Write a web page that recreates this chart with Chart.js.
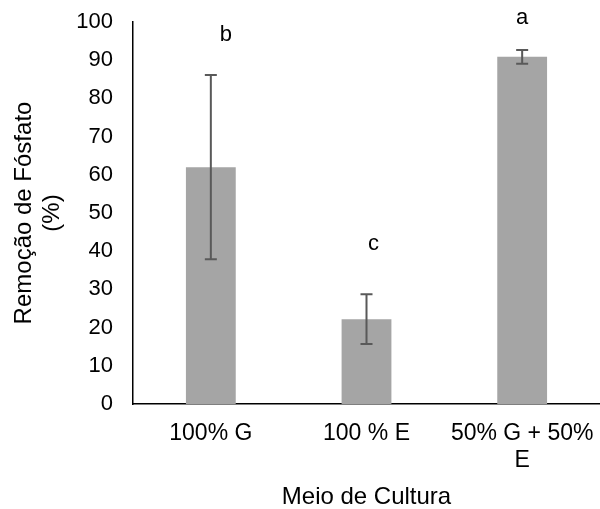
<!DOCTYPE html>
<html lang="pt">
<head>
  <meta charset="UTF-8">
  <title>Remoção de Fósfato</title>
  <script src="https://cdn.jsdelivr.net/npm/chart.js@4.4.1/dist/chart.umd.min.js"></script>
  <style>
    html, body { margin: 0; padding: 0; background: #fff; }
    #wrap { width: 600px; height: 509px; }
  </style>
</head>
<body>
  <div id="wrap"><canvas id="chart"></canvas></div>

  <script>
    // dados
    const categorias = ['100% G', '100 % E', ['50% G + 50%', 'E']];
    const remocao = [62.0, 22.2, 90.9];
    const desvio = [24.1, 6.5, 1.8];
    const letras = ['b', 'c', 'a'];

    const fonte = 'Arial, "Liberation Sans", sans-serif';

    // barras de erro
    const errorBars = {
      id: 'errorBars',
      afterDatasetsDraw(chart) {
        const ctx = chart.ctx;
        const y = chart.scales.y;
        const meta = chart.getDatasetMeta(0);
        ctx.save();
        ctx.strokeStyle = '#595959';
        ctx.lineWidth = 2;
        meta.data.forEach((bar, i) => {
          const x = bar.x;
          const top = y.getPixelForValue(remocao[i] + desvio[i]);
          const bot = y.getPixelForValue(remocao[i] - desvio[i]);
          ctx.beginPath();
          ctx.moveTo(x, top); ctx.lineTo(x, bot);
          ctx.moveTo(x - 6, top); ctx.lineTo(x + 6, top);
          ctx.moveTo(x - 6, bot); ctx.lineTo(x + 6, bot);
          ctx.stroke();
        });
        ctx.restore();
      }
    };

    // letras de significância
    const letrasPlugin = {
      id: 'letras',
      afterDatasetsDraw(chart, args, opts) {
        const ctx = chart.ctx;
        const y = chart.scales.y;
        const meta = chart.getDatasetMeta(0);
        ctx.save();
        ctx.fillStyle = '#000';
        ctx.font = '22px ' + fonte;
        ctx.textAlign = 'center';
        ctx.textBaseline = 'middle';
        meta.data.forEach((bar, i) => {
          ctx.fillText(letras[i], bar.x + opts.dx[i], y.getPixelForValue(opts.at[i]));
        });
        ctx.restore();
      }
    };

    new Chart(document.getElementById('chart'), {
      type: 'bar',
      data: {
        labels: categorias,
        datasets: [{
          data: remocao,
          backgroundColor: '#a5a5a5',
          borderWidth: 0,
          barPercentage: 0.8,
          categoryPercentage: 0.4
        }]
      },
      options: {
        responsive: true,
        maintainAspectRatio: false,
        animation: false,
        layout: { padding: { left: 0, right: 0, top: 22, bottom: 0 } },
        plugins: {
          legend: { display: false },
          tooltip: { enabled: false },
          letras: { at: [96.6, 42, 101], dx: [15, 7, 0] }
        },
        scales: {
          x: {
            grid: { display: false, drawTicks: false },
            border: { display: true, color: '#000', width: 1.5 },
            ticks: {
              color: '#000',
              font: { family: fonte, size: 23, lineHeight: 1.17 },
              padding: 16,
              maxRotation: 0,
              autoSkip: false
            },
            title: {
              display: true,
              text: 'Meio de Cultura',
              color: '#000',
              font: { family: fonte, size: 24, lineHeight: 1.17 },
              padding: { top: 0, bottom: -2 }
            },
            afterFit(scale) {
              scale.height = 105;
              scale.paddingLeft = 0;
              scale.paddingRight = 0;
            }
          },
          y: {
            min: 0,
            max: 100,
            grid: { display: false, drawTicks: false },
            border: { display: true, color: '#000', width: 1.5 },
            ticks: {
              stepSize: 10,
              color: '#000',
              font: { family: fonte, size: 22 },
              padding: 20
            },
            title: {
              display: true,
              text: ['Remoção de Fósfato', '(%)'],
              color: '#000',
              font: { family: fonte, size: 24, lineHeight: 1.17 },
              padding: { top: 10, bottom: 0 }
            },
            afterFit(scale) {
              scale.width = 133;
              scale.paddingTop = 0;
              scale.paddingBottom = 0;
            }
          }
        }
      },
      plugins: [errorBars, letrasPlugin]
    });
  </script>
</body>
</html>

• [GOAL OF THE EXERCISE]
Skip the pictures, then retype every line above exactly.

• [TASK SOLUTION]
Write a web page that recreates this chart with Chart.js.
<!DOCTYPE html>
<html lang="pt">
<head>
  <meta charset="UTF-8">
  <title>Remoção de Fósfato</title>
  <script src="https://cdn.jsdelivr.net/npm/chart.js@4.4.1/dist/chart.umd.min.js"></script>
  <style>
    html, body { margin: 0; padding: 0; background: #fff; }
    #wrap { width: 600px; height: 509px; }
  </style>
</head>
<body>
  <div id="wrap"><canvas id="chart"></canvas></div>

  <script>
    // dados
    const categorias = ['100% G', '100 % E', ['50% G + 50%', 'E']];
    const remocao = [62.0, 22.2, 90.9];
    const desvio = [24.1, 6.5, 1.8];
    const letras = ['b', 'c', 'a'];

    const fonte = 'Arial, "Liberation Sans", sans-serif';

    // barras de erro
    const errorBars = {
      id: 'errorBars',
      afterDatasetsDraw(chart) {
        const ctx = chart.ctx;
        const y = chart.scales.y;
        const meta = chart.getDatasetMeta(0);
        ctx.save();
        ctx.strokeStyle = '#595959';
        ctx.lineWidth = 2;
        meta.data.forEach((bar, i) => {
          const x = bar.x;
          const top = y.getPixelForValue(remocao[i] + desvio[i]);
          const bot = y.getPixelForValue(remocao[i] - desvio[i]);
          ctx.beginPath();
          ctx.moveTo(x, top); ctx.lineTo(x, bot);
          ctx.moveTo(x - 6, top); ctx.lineTo(x + 6, top);
          ctx.moveTo(x - 6, bot); ctx.lineTo(x + 6, bot);
          ctx.stroke();
        });
        ctx.restore();
      }
    };

    // letras de significância
    const letrasPlugin = {
      id: 'letras',
      afterDatasetsDraw(chart, args, opts) {
        const ctx = chart.ctx;
        const y = chart.scales.y;
        const meta = chart.getDatasetMeta(0);
        ctx.save();
        ctx.fillStyle = '#000';
        ctx.font = '22px ' + fonte;
        ctx.textAlign = 'center';
        ctx.textBaseline = 'middle';
        meta.data.forEach((bar, i) => {
          ctx.fillText(letras[i], bar.x + opts.dx[i], y.getPixelForValue(opts.at[i]));
        });
        ctx.restore();
      }
    };

    new Chart(document.getElementById('chart'), {
      type: 'bar',
      data: {
        labels: categorias,
        datasets: [{
          data: remocao,
          backgroundColor: '#a5a5a5',
          borderWidth: 0,
          barPercentage: 0.8,
          categoryPercentage: 0.4
        }]
      },
      options: {
        responsive: true,
        maintainAspectRatio: false,
        animation: false,
        layout: { padding: { left: 0, right: 0, top: 22, bottom: 0 } },
        plugins: {
          legend: { display: false },
          tooltip: { enabled: false },
          letras: { at: [96.6, 42, 101], dx: [15, 7, 0] }
        },
        scales: {
          x: {
            grid: { display: false, drawTicks: false },
            border: { display: true, color: '#000', width: 1.5 },
            ticks: {
              color: '#000',
              font: { family: fonte, size: 23, lineHeight: 1.17 },
              padding: 16,
              maxRotation: 0,
              autoSkip: false
            },
            title: {
              display: true,
              text: 'Meio de Cultura',
              color: '#000',
              font: { family: fonte, size: 24, lineHeight: 1.17 },
              padding: { top: 0, bottom: -2 }
            },
            afterFit(scale) {
              scale.height = 105;
              scale.paddingLeft = 0;
              scale.paddingRight = 0;
            }
          },
          y: {
            min: 0,
            max: 100,
            grid: { display: false, drawTicks: false },
            border: { display: true, color: '#000', width: 1.5 },
            ticks: {
              stepSize: 10,
              color: '#000',
              font: { family: fonte, size: 22 },
              padding: 20
            },
            title: {
              display: true,
              text: ['Remoção de Fósfato', '(%)'],
              color: '#000',
              font: { family: fonte, size: 24, lineHeight: 1.17 },
              padding: { top: 10, bottom: 0 }
            },
            afterFit(scale) {
              scale.width = 133;
              scale.paddingTop = 0;
              scale.paddingBottom = 0;
            }
          }
        }
      },
      plugins: [errorBars, letrasPlugin]
    });
  </script>
</body>
</html>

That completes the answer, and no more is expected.